In the Summer of 2022, I worked at Lumen Technologies in their headquarters in Monroe, Louisiana at their Product Innovation Lab. Over the course of my internship, I developed three experiences and spent time iterating over interaction designs. Currently, the app is a part of the Edge Experience Center installation in Boulder, Colorado.
Designing the Edge Experience
Captivate the user by using as much of their environment as possible.
Before I started designing the app, I realized I was making something for two types of users that had different needs: The Demonstrator and The Customer. The Demonstrator needs to set up the app quickly to give the headset to multiple customers in succession while educating customers, not in AR. The Customer has to be able to understand how to use the AR app with minimal explanations and learn information from the experience.
Thus I came up with the following design pillars for the app:
- The app must be quickly set up and easily restarted.
- Interactable objects must be obvious and their method of activation must be intuitive.
- The user’s attention must be focused on the experience by taking advantage of the space they are looking at.
Programming the Experiences
While most AR apps are located in an arbitrary location in the real world or are anchored to the ground via a QR code. Having anchors in arbitrary locations can oftentimes result in users not being able to interact with the experience. Whereas QR codes can be damaged, take time to scan, and what they trigger can be vague to the user.

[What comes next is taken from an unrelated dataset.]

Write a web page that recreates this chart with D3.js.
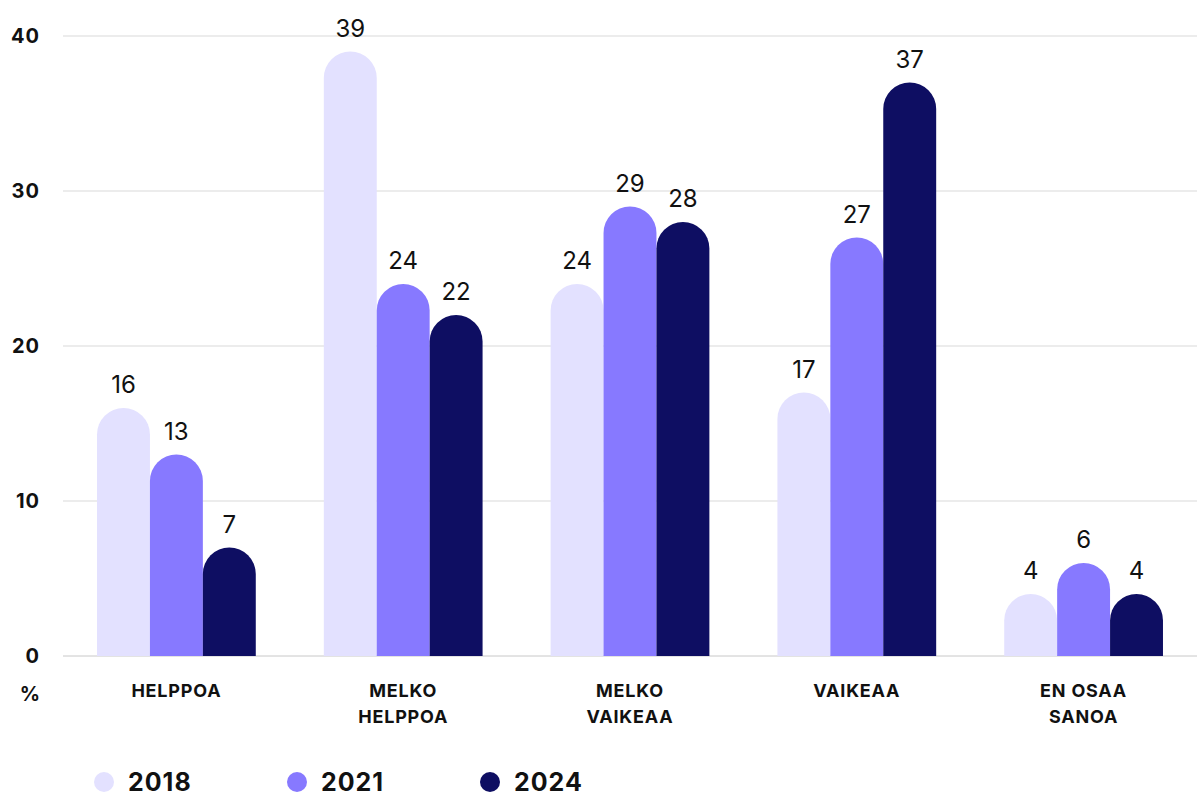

So I chose to create persistent anchors that the demonstrator will place during first-time setup. Afterward, the headset will load the anchor locations.

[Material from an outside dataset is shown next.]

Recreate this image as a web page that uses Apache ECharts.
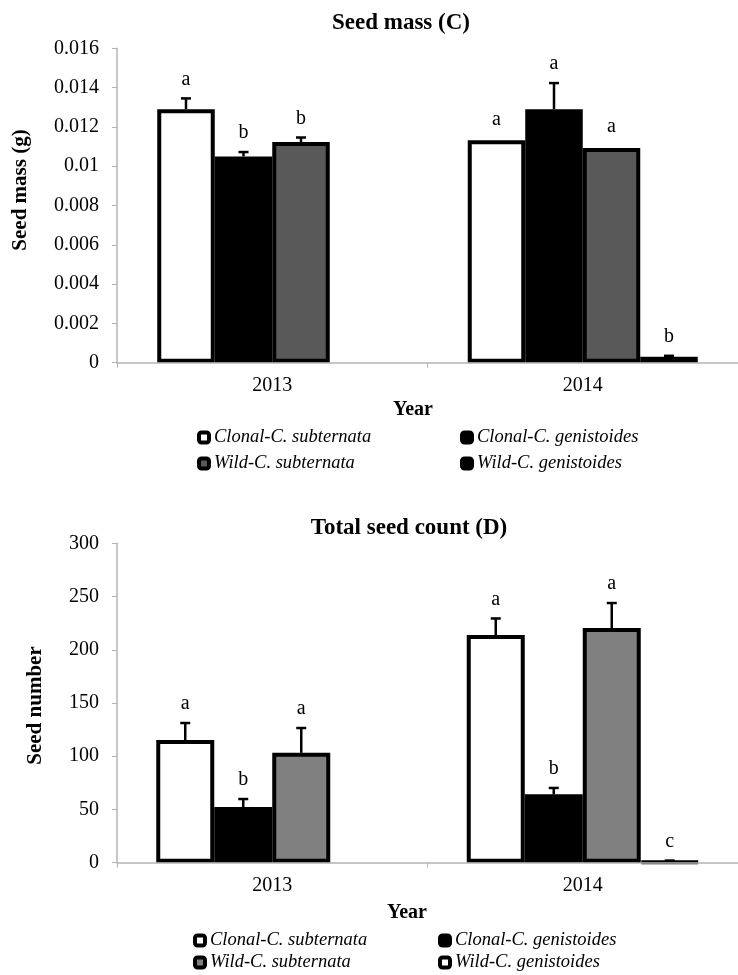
<!DOCTYPE html>
<html><head><meta charset="utf-8">
<script src="https://cdn.jsdelivr.net/npm/echarts@6/dist/echarts.min.js"></script>
<style>html,body{margin:0;padding:0;background:#fff}#c{width:738px;height:975px}</style>
</head><body><div id="c"></div>
<script>
// ---------- data ----------
const years = ['2013', '2014'];
const seriesNames = ['Clonal-C. subternata', 'Clonal-C. genistoides', 'Wild-C. subternata', 'Wild-C. genistoides'];

// Panel C: seed mass (g)
const massClonalSub = [0.0129, 0.01132];
const massClonalGen = [0.0105, 0.0129];
const massWildSub   = [0.01123, 0.01093];
const massWildGen   = [null, 0.0003];
const massErrClonalSub = [0.00055, 0];
const massErrClonalGen = [0.00022, 0.00133];
const massErrWildSub   = [0.00023, 0];
const massErrWildGen   = [null, 0.00005];
const massLetClonalSub = ['a', 'a'];
const massLetClonalGen = ['b', 'a'];
const massLetWildSub   = ['b', 'a'];
const massLetWildGen   = ['', 'b'];
const massAxisMax = 0.016, massAxisStep = 0.002;

// Panel D: total seed count
const countClonalSub = [115.2, 213.9];
const countClonalGen = [52.3, 64.2];
const countWildSub   = [103.2, 220.4];
const countWildGen   = [null, 1];
const countErrClonalSub = [16, 15.5];
const countErrClonalGen = [7.5, 6];
const countErrWildSub   = [23.3, 23.5];
const countErrWildGen   = [null, 1];
const countLetClonalSub = ['a', 'a'];
const countLetClonalGen = ['b', 'b'];
const countLetWildSub   = ['a', 'a'];
const countLetWildGen   = ['', 'c'];
const countAxisMax = 300, countAxisStep = 50;

// ---------- styles ----------
const FONT = "'Liberation Serif','Times New Roman',serif";
const AXIS_GREY = '#b4b4b4';
const fillsC = ['#ffffff', '#000000', '#595959', '#000000'];
const fillsD = ['#ffffff', '#000000', '#808080', '#ffffff'];

function panel(gi, values, errs, letters, fills, barW) {
  const out = [];
  values.forEach((vals, i) => {
    out.push({
      type: 'bar', name: seriesNames[i], xAxisIndex: gi, yAxisIndex: gi,
      data: vals, barWidth: barW, barGap: '0%', z: 2,
      itemStyle: { color: fills[i], borderColor: '#000', borderWidth: 4 },
      emphasis: { disabled: true }, animation: false
    });
  });
  const rows = [];
  values.forEach((vals, i) => vals.forEach((v, j) => {
    if (v !== null) rows.push([j, v, errs[i][j], i]);
  }));
  out.push({
    type: 'custom', xAxisIndex: gi, yAxisIndex: gi, z: 4, clip: false,
    encode: { x: 0, y: 1 }, data: rows, animation: false, silent: true,
    renderItem: function (params, api) {
      const j = api.value(0), v = api.value(1), e = api.value(2), i = api.value(3);
      const c = api.coord([j, 0]);
      const x = c[0] + (i - 1.5) * barW;
      const yV = api.coord([j, v])[1];
      const yT = api.coord([j, v + e])[1];
      const ch = [];
      let top = yV - 2;
      if (e > 0) {
        top = yT;
        ch.push({ type: 'line', shape: { x1: x, y1: yV, x2: x, y2: yT }, style: { stroke: '#000', lineWidth: 2.5 } });
        ch.push({ type: 'line', shape: { x1: x - 5, y1: yT, x2: x + 5, y2: yT }, style: { stroke: '#000', lineWidth: 2.5 } });
      }
      const L = letters[i][j];
      if (L) ch.push({ type: 'text', style: { text: L, x: x, y: top - 9, align: 'center', verticalAlign: 'bottom', font: '20px ' + FONT, fill: '#000' } });
      return { type: 'group', children: ch };
    }
  });
  return out;
}

function legendItems(fills, left1, left2, top1, top2) {
  const pos = [[left1, top1], [left2, top1], [left1, top2], [left2, top2]];
  return seriesNames.map((n, i) => ({
    left: pos[i][0], top: pos[i][1], padding: 0, itemWidth: 10, itemHeight: 10,
    selectedMode: false,
    textStyle: { fontFamily: FONT, fontStyle: 'italic', fontSize: 18.5, color: '#000' },
    data: [{ name: n, icon: 'roundRect', itemStyle: { color: fills[i], borderColor: '#000', borderWidth: 4 } }]
  }));
}

function xAx(gi) {
  return {
    type: 'category', gridIndex: gi, data: years, z: 3,
    axisLine: { lineStyle: { color: AXIS_GREY, width: 1.5 } },
    axisTick: { show: true, length: 5, lineStyle: { color: AXIS_GREY } },
    axisLabel: { fontFamily: FONT, fontSize: 20, color: '#000', margin: 13 },
    splitLine: { show: false }
  };
}
function yAx(gi, max, step, fmt) {
  return {
    type: 'value', gridIndex: gi, min: 0, max: max, interval: step,
    axisLine: { show: true, lineStyle: { color: AXIS_GREY, width: 1.5 } },
    axisTick: { show: true, length: 5, lineStyle: { color: AXIS_GREY } },
    axisLabel: { fontFamily: FONT, fontSize: 20, color: '#000', margin: 18, formatter: fmt },
    splitLine: { show: false }
  };
}

const chart = echarts.init(document.getElementById('c'), null, { renderer: 'canvas' });
chart.setOption({
  backgroundColor: '#fff',
  animation: false,
  grid: [
    { left: 117, top: 48.3, width: 626, height: 314.4 },
    { left: 117, top: 543.3, width: 632, height: 319.4 }
  ],
  xAxis: [xAx(0), xAx(1)],
  yAxis: [
    yAx(0, massAxisMax, massAxisStep, v => String(+v.toFixed(3))),
    yAx(1, countAxisMax, countAxisStep, v => String(v))
  ],
  legend: legendItems(fillsC, 197, 460, 428, 454).concat(legendItems(fillsD, 193, 438, 931, 953)),
  series: [].concat(
    panel(0, [massClonalSub, massClonalGen, massWildSub, massWildGen],
      [massErrClonalSub, massErrClonalGen, massErrWildSub, massErrWildGen],
      [massLetClonalSub, massLetClonalGen, massLetWildSub, massLetWildGen], fillsC, 57.5),
    panel(1, [countClonalSub, countClonalGen, countWildSub, countWildGen],
      [countErrClonalSub, countErrClonalGen, countErrWildSub, countErrWildGen],
      [countLetClonalSub, countLetClonalGen, countLetWildSub, countLetWildGen], fillsD, 58)
  ),
  graphic: [
    { type: 'text', x: 401, y: 23, style: { text: 'Seed mass (C)', font: 'bold 23px ' + FONT, fill: '#000', align: 'center', verticalAlign: 'middle' } },
    { type: 'text', x: 21, y: 190, rotation: Math.PI / 2, style: { text: 'Seed mass (g)', font: 'bold 21px ' + FONT, fill: '#000', align: 'center', verticalAlign: 'middle' } },
    { type: 'text', x: 413, y: 410, style: { text: 'Year', font: 'bold 20px ' + FONT, fill: '#000', align: 'center', verticalAlign: 'middle' } },
    { type: 'text', x: 409, y: 528, style: { text: 'Total seed count (D)', font: 'bold 23px ' + FONT, fill: '#000', align: 'center', verticalAlign: 'middle' } },
    { type: 'text', x: 35.5, y: 705.5, rotation: Math.PI / 2, style: { text: 'Seed number', font: 'bold 21px ' + FONT, fill: '#000', align: 'center', verticalAlign: 'middle' } },
    { type: 'text', x: 407, y: 913, style: { text: 'Year', font: 'bold 20px ' + FONT, fill: '#000', align: 'center', verticalAlign: 'middle' } }
  ]
});
</script>
</body></html>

Next, I created three experiences that were triggered by buttons. Each one had animations and particle effects, as well as a Timer Manager that would trigger parts of the experience to play.
Making it Intuitive
There was a great deal of iteration with buttons.
For demonstrators, the app had to be easily set up and restarted.

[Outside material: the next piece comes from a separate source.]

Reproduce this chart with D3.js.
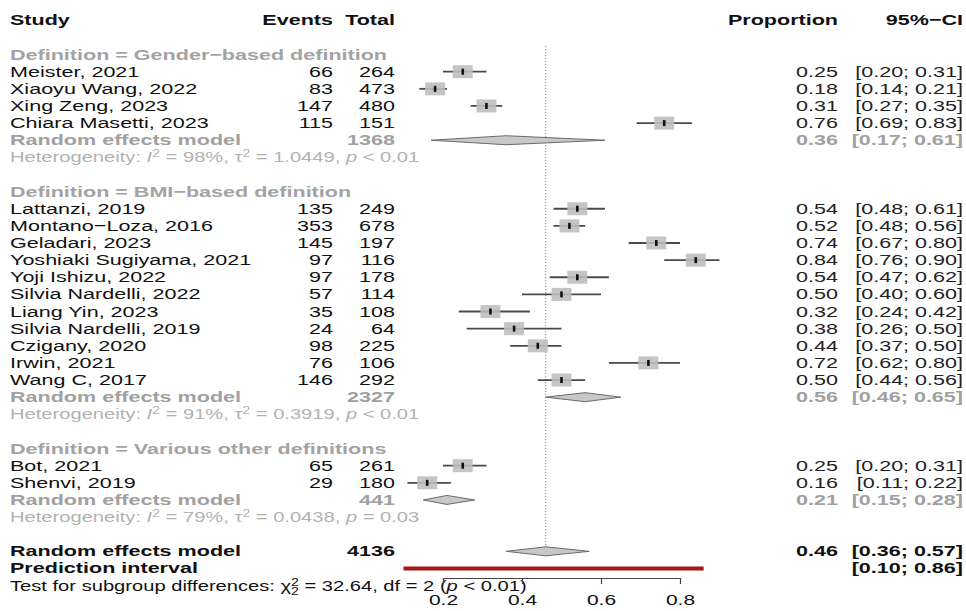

During testing, I noticed that having them manually rotate elements via trackpad was frustrating and time-consuming. Instead, I opted to have anchors placed and rotated relative to the center of the experience. This led to setup being nearly instant with experienced users.
For customers, I had to make sure they were comfortable, knew how to interact, and knew how to pay attention.
There was a great deal of iteration with buttons:
- Version 1: An orb on a pedestal, overlap the hand to trigger.
Results: Users didn’t know what to do with these.
- Version 2: A floating red button, press the button to trigger
Results: Great, but immersion breaking and buggy.
- Version 3: A floating orb with particles, overlap the hand to trigger
Results: Users thought it looked cool and touched it
I also had to adjust the height of elements as I learned that both my neck and the users’ would get strained looking up or down too much.